Его движения стали беспорядочными, и он натужно произнес:
— Да. Возьми это, детка.
Через несколько секунд его тело напряглось, руки сжались в моих волосах так сильно, что я вздрогнула, и он замер, издав грубый стон, когда его член начал судорожно дергаться у меня во рту. Я попробовала соленую горечь его спермы и каким-то образом невероятно успокоилась. Я проглотила подарок, который он мне дал. Его тело обмякло, и когда он упал обратно на подушки, он выскользнул из моего требовательного рта.
Я надеялась немного полежать с ним и погреться в лучах нашего жаркого обмена, но с верхней ступеньки лестницы донеслось:
— Эй, Нас?
Тело Вика напряглось, когда я в тревоге моргнула, выбираясь из-под одеяла.
О, нет.
Слышала ли нас Аника?
Ее обычно сладкий голос звучал ровно.
— Думаю, пора помыть голову.
— Бегу! — крикнула я. — Твоя мама только что послала меня сказать Вику, что обед почти готов.
Тихая пауза, затем:
— Хорошо.
Веселый взгляд Вика встретился с моими широко раскрытыми и испуганными глазами, и когда он начал хихикать, я глубоко вздохнула, выскользнув из-под теплого одеяла, и натянула штаны обратно на ноги.
Мы ничего не сказали. Нам не нужны были слова. У нас было общее понимание того, что это такое.
Это было сложно. Трудно. Непросто.
Но это была сложность, которая мне нужна была больше, чем мне нужно было дышать.
Мои руки стали мокрыми от мытья волос Аники, я взяла с вешалки полотенце и накрыла им ее свежеокрашенные волосы, слегка растирая их. Она начала обматывать полотенце вокруг них, потом откинула голову назад. Она холодно посмотрела на меня, когда я улыбнулась и сказала:
— Вот. Ты должна быть в порядке еще четыре недели.
Я не ожидала ее бесстрастного признания.
— Я тебя люблю.
Мое тело напряглось, я повернулась к ней лицом. Улыбнулась, хотя мои брови опустились в замешательстве. Я тихо усмехнулась.
— Я тоже тебя люблю.
Ее холодное поведение только усилилось, когда она произнесла:
— Но тебе нужно перестать играть с ним. — Я замерла, когда она продолжила: — Он может и не показывать этого, но ты причинила ему боль. Я боюсь, что ты сделаешь это снова, сама того не желая.
Моя грудь сжалась.
Ну, это решило все. Она услышала нас, хорошо.
Я не знала, что сказать. Правда казалась уместной. Мой тон был мягким, я слегка пожала плечами, пытаясь оправдать свои действия.
— Я люблю его, Ани.
Ее глаза вспыхнули.

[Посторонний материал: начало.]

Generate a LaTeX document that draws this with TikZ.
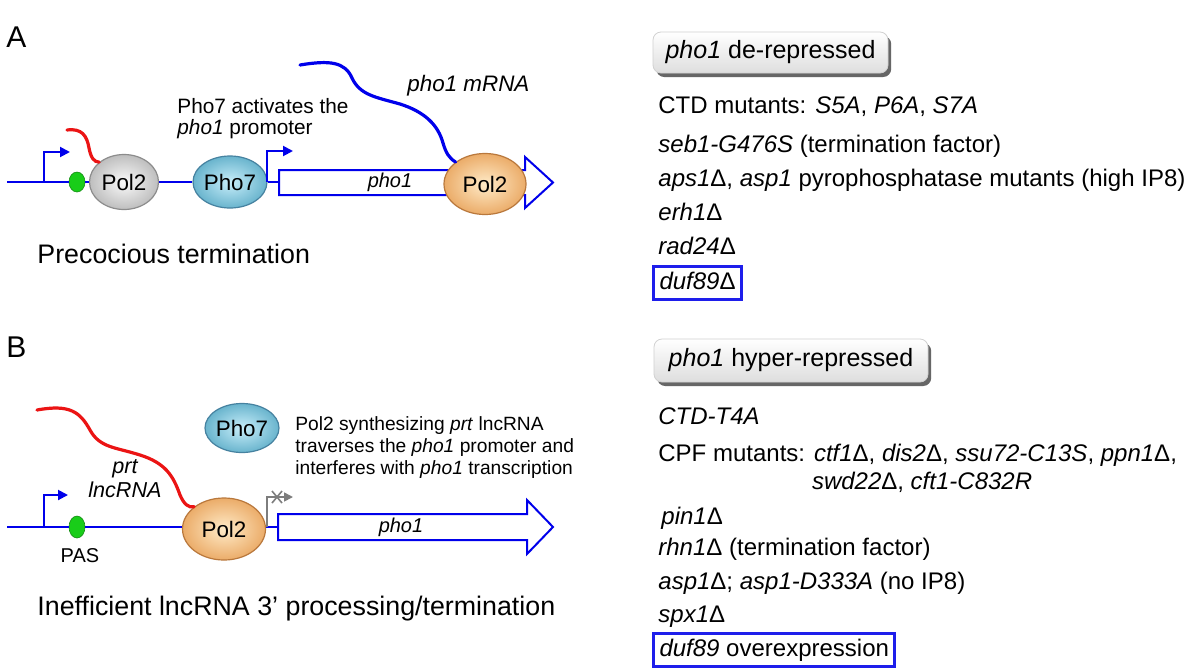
\documentclass[tikz,border=0pt]{standalone}
\usepackage{fontspec}
\setmainfont{Liberation Sans}
\usetikzlibrary{arrows.meta,shapes.geometric,shadows}
\definecolor{dnablue}{RGB}{0,0,235}
\definecolor{rnared}{RGB}{235,20,20}
\definecolor{pasgreen}{RGB}{25,205,25}
\definecolor{pasedge}{RGB}{20,140,20}
\definecolor{boxblue}{RGB}{30,30,235}
\definecolor{grayin}{RGB}{250,250,250}
\definecolor{grayout}{RGB}{190,190,190}
\definecolor{grayedge}{RGB}{140,140,140}
\definecolor{phoin}{RGB}{200,238,250}
\definecolor{phoout}{RGB}{105,180,205}
\definecolor{phoedge}{RGB}{70,130,160}
\definecolor{orin}{RGB}{255,235,200}
\definecolor{orout}{RGB}{235,172,105}
\definecolor{oredge}{RGB}{185,120,60}
\definecolor{promgray}{RGB}{125,125,125}
\newcommand{\mydelta}{\textup{Δ}}
\newcommand{\setfs}[1]{\fontsize{#1}{#1}\selectfont}
\begin{document}
\begin{tikzpicture}[x=0.5pt,y=-0.5pt,
  dna/.style={draw=dnablue, line width=1pt},
  tipd/.style={-{Triangle[length=5pt,width=5pt]}},
  rna/.style={line width=1.6pt, line cap=round},
  prot/.style={ellipse, inner sep=0pt, line width=0.6pt, font=\setfs{11.2}},
  polgray/.style={prot, draw=grayedge, inner color=grayin, outer color=grayout},
  pho/.style={prot, draw=phoedge, inner color=phoin, outer color=phoout},
  polor/.style={prot, draw=oredge, inner color=orin, outer color=orout},
  pas/.style={ellipse, inner sep=0pt, fill=pasgreen, draw=pasedge, line width=0.3pt, minimum width=8pt},
  gene/.style={draw=dnablue, line width=1pt, fill=white, line join=miter},
  txt/.style={anchor=base west, inner sep=0pt},
  ctr/.style={anchor=base, inner sep=0pt},
  lst/.style={txt, font=\setfs{12}},
  lstbox/.style={lst, draw=boxblue, line width=1.5pt, inner xsep=3pt, inner ysep=2.5pt, text height=9pt, text depth=2.5pt},
  hdr/.style={rounded corners=4pt, draw=black!18, top color=white, bottom color=black!13, inner sep=0pt,
    drop shadow={shadow xshift=1.6pt, shadow yshift=-2pt, opacity=0.8, fill=black!75},
    font=\setfs{12.5}}
]
\fill[white] (0,0) rectangle (1189,670);
\useasboundingbox (0,0) rectangle (1189,670);

% ---------------- Panel A ----------------
\node[txt, font=\setfs{15}] (labA) at (6,47) {A};
\coordinate (dA0) at (7,182);
\coordinate (geneA) at (279,182);
\coordinate (prA1) at (44,182);
\coordinate (prA1t) at (70,152);
\coordinate (prA2) at (267,182);
\coordinate (prA2t) at (293,151);

\draw[gene] (279,170) -- (525,170) -- (525,157) -- (553,182.5) -- (525,208) -- (525,195) -- (279,195) -- cycle;
\node[ctr, font=\setfs{10}\itshape] (phoA) at (390,187) {pho1};

\node[pas, minimum height=10pt] (pasA) at (77,182) {};
\node[polgray, minimum width=34.5pt, minimum height=27.5pt] (polA) at (124,182) {Pol2};
\node[pho, minimum width=35pt, minimum height=26pt] (phoSevA) at (230,182) {Pho7};
\node[polor, minimum width=41pt, minimum height=30.5pt] (polA2) at (485,184) {Pol2};

\draw[dna] (dA0) -- (pasA);
\draw[dna] (pasA) -- (polA);
\draw[dna] (polA) -- (phoSevA);
\draw[dna] (phoSevA) -- (geneA);
\draw[dna, tipd] (prA1) |- (prA1t);
\draw[dna, tipd] (prA2) |- (prA2t);

\coordinate (rA0) at (67,130);
\draw[rna, draw=rnared] (rA0) .. controls (82,128) and (87,136) .. (89,148) .. controls (91,158) and (94,162) .. (polA.north west);
\coordinate (mA0) at (300,65);
\draw[rna, draw=dnablue] (mA0) .. controls (330,60) and (345,62) .. (352,78) .. controls (360,95) and (375,97) .. (400,104) .. controls (425,112) and (438,125) .. (443,143) .. controls (446,153) and (449,158) .. (polA2.north west);

\node[txt, font=\setfs{10.4}] (actA1) at (177,113) {Pho7 activates the};
\node[txt, font=\setfs{10.4}] (actA2) at (177,134) {\textit{pho1} promoter};
\node[txt, font=\setfs{11.2}\itshape] (mrnaA) at (407,91) {pho1 mRNA};
\node[txt, font=\setfs{13.4}] (capA) at (37,263) {Precocious termination};

% ---------------- Panel B ----------------
\node[txt, font=\setfs{15}] (labB) at (6,357) {B};
\coordinate (dB0) at (7,527);
\coordinate (geneB) at (278,527);
\coordinate (prB1) at (44,527);
\coordinate (prB1t) at (68,495);
\coordinate (prB2) at (267,527);
\coordinate (prB2t) at (293,497);

\draw[gene] (278,514) -- (527,514) -- (527,500) -- (553,527) -- (527,554) -- (527,540) -- (278,540) -- cycle;
\node[ctr, font=\setfs{10}\itshape] (phoB) at (401,532) {pho1};

\node[pas, minimum height=11pt] (pasB) at (77,527) {};
\node[polor, minimum width=41.5pt, minimum height=31pt] (polB) at (224,529) {Pol2};
\node[pho, minimum width=35pt, minimum height=24.5pt] (phoSevB) at (242,428) {Pho7};

\draw[dna] (dB0) -- (pasB);
\draw[dna] (pasB) -- (polB.west |- pasB);
\draw[dna] (polB.east |- geneB) -- (geneB);
\draw[dna, tipd] (prB1) |- (prB1t);
\draw[draw=promgray, line width=0.8pt, -{Triangle[length=4.5pt,width=4.5pt]}] (prB2) |- (prB2t);
\draw[draw=promgray, line width=0.8pt] (272,491) -- (282,503) (272,503) -- (282,491);

\coordinate (rB0) at (37,410);
\draw[rna, draw=rnared] (rB0) .. controls (70,404) and (80,412) .. (90,430) .. controls (100,448) and (115,447) .. (140,455) .. controls (165,463) and (173,475) .. (180,495) .. controls (184,504) and (188,508) .. (polB.north west);

\node[ctr, font=\setfs{10.8}\itshape] (prt1) at (125,473) {prt};
\node[ctr, font=\setfs{10.8}\itshape] (prt2) at (125,497) {lncRNA};
\node[ctr, font=\setfs{10}] (pasLab) at (80,562) {PAS};

\node[txt, font=\setfs{9.6}] (synB1) at (295,430) {Pol2 synthesizing \textit{prt} lncRNA};
\node[txt, font=\setfs{9.6}] (synB2) at (295,452) {traverses the \textit{pho1} promoter and};
\node[txt, font=\setfs{9.6}] (synB3) at (295,474) {interferes with \textit{pho1} transcription};
\node[txt, font=\setfs{13.4}] (capB) at (37,615) {Inefficient lncRNA 3’ processing/termination};

% ---------------- Right column ----------------
\node[hdr, minimum width=117.5pt, minimum height=20.5pt] (hdr1) at (770.5,52.5) {\textit{pho1} de-repressed};
\node[lst] (l1) at (658,113) {CTD mutants: \textit{S5A}, \textit{P6A}, \textit{S7A}};
\node[lst] (l2) at (658,152) {\textit{seb1-G476S} (termination factor)};
\node[lst] (l3) at (658,186) {\textit{aps1}\mydelta, \textit{asp1} pyrophosphatase mutants (high IP8)};
\node[lst] (l4) at (658,220) {\textit{erh1}\mydelta};
\node[lst] (l5) at (658,254) {\textit{rad24}\mydelta};
\node[lstbox] (l6) at (652,289) {\textit{duf89}\mydelta};

\node[hdr, minimum width=137pt, minimum height=21.5pt] (hdr2) at (791,360.5) {\textit{pho1} hyper-repressed};
\node[lst] (m1) at (658,424) {\textit{CTD-T4A}};
\node[lst] (m2) at (658,461) {CPF mutants: \textit{ctf1}\mydelta, \textit{dis2}\mydelta, \textit{ssu72-C13S}, \textit{ppn1}\mydelta,};
\node[lst] (m3) at (656,489) {\hphantom{CPF mutants: }\textit{swd22}\mydelta, \textit{cft1-C832R}};
\node[lst] (m4) at (661,524) {\textit{pin1}\mydelta};
\node[lst] (m5) at (658,555) {\textit{rhn1}\mydelta{} (termination factor)};
\node[lst] (m6) at (658,589) {\textit{asp1}\mydelta; \textit{asp1-D333A} (no IP8)};
\node[lst] (m7) at (658,622) {\textit{spx1}\mydelta};
\node[lstbox] (m8) at (652,656) {\textit{duf89} overexpression};
\end{tikzpicture}
\end{document}
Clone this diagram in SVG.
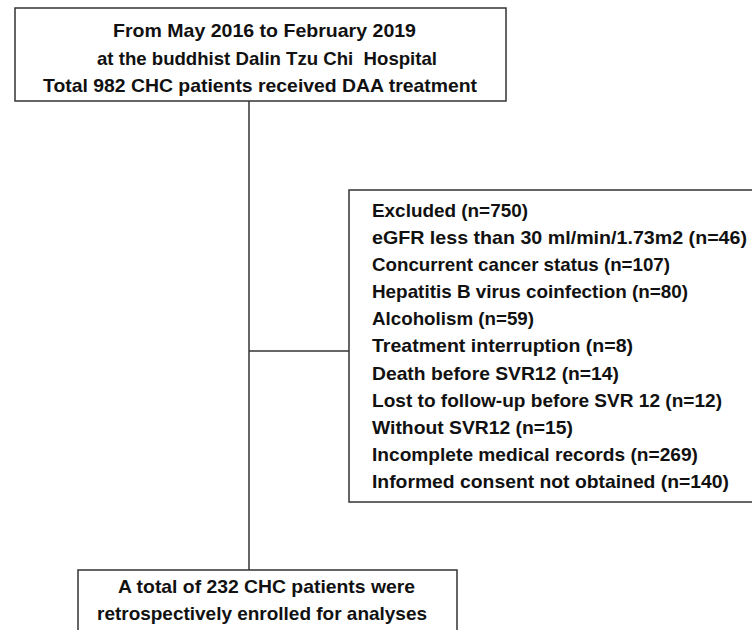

Мгновенно она выплюнула:
— Тогда веди себя соответственно.
И я сделала паузу.
Аника никогда так со мной не разговаривала. Никогда. И это укололо меня.
Я моргнула, когда она сердито посмотрела на меня, и через мгновение ее лицо стало непроницаемым. Все признаки эмоций пропали. Она ушла обратно в свою пустоту.
Мое сердце начало колотиться.
Я устала от этого. Надоело быть обманутой. До смерти надоело беспокоиться о них обоих.
— Что с тобой происходит? — серьезно спросила я. — Я знаю, что ты переживаешь какое-то дерьмо, но ты в плохом настроении. Ты похудела. — Я добавила шепотом: — У тебя выпадают волосы. Ты чо… — Это была болезненная мысль, которая промелькнула у меня в голове. — Ты больна?
Аника горько рассмеялась.
— Если бы.
Она жалела, что не заболела?
Я даже не могла понять, почему она так сказала.
Мое сердце сжалось от ее отстраненности. И я попыталась разрешить это.
— Эй. Что ты скажешь, если мы устроим девичник? Только ты и я?
Ани опустила взгляд и равнодушно фыркнула. Она встала и вышла из ванной, но не раньше, чем вяло произнесла:
— Нет, спасибо.
Доротея положила мне на тарелку еще пасты, и когда Вик увидел выражение моего лица, он цокнул языком и сказал:
— Ма, оставь ее в покое. Она не голодна. — Мои щеки яростно запылали, когда он лукаво добавил: — Она только что поела.
Вилка Аники упала на ее тарелку. Со скучающим выражением лица она встала со стула и произнесла:
— Прошу меня извинить.
Ее удаляющаяся спина была напряженной, негнущейся, и у меня возникло ужасное чувство, что моя подруга больше не считает меня таковой.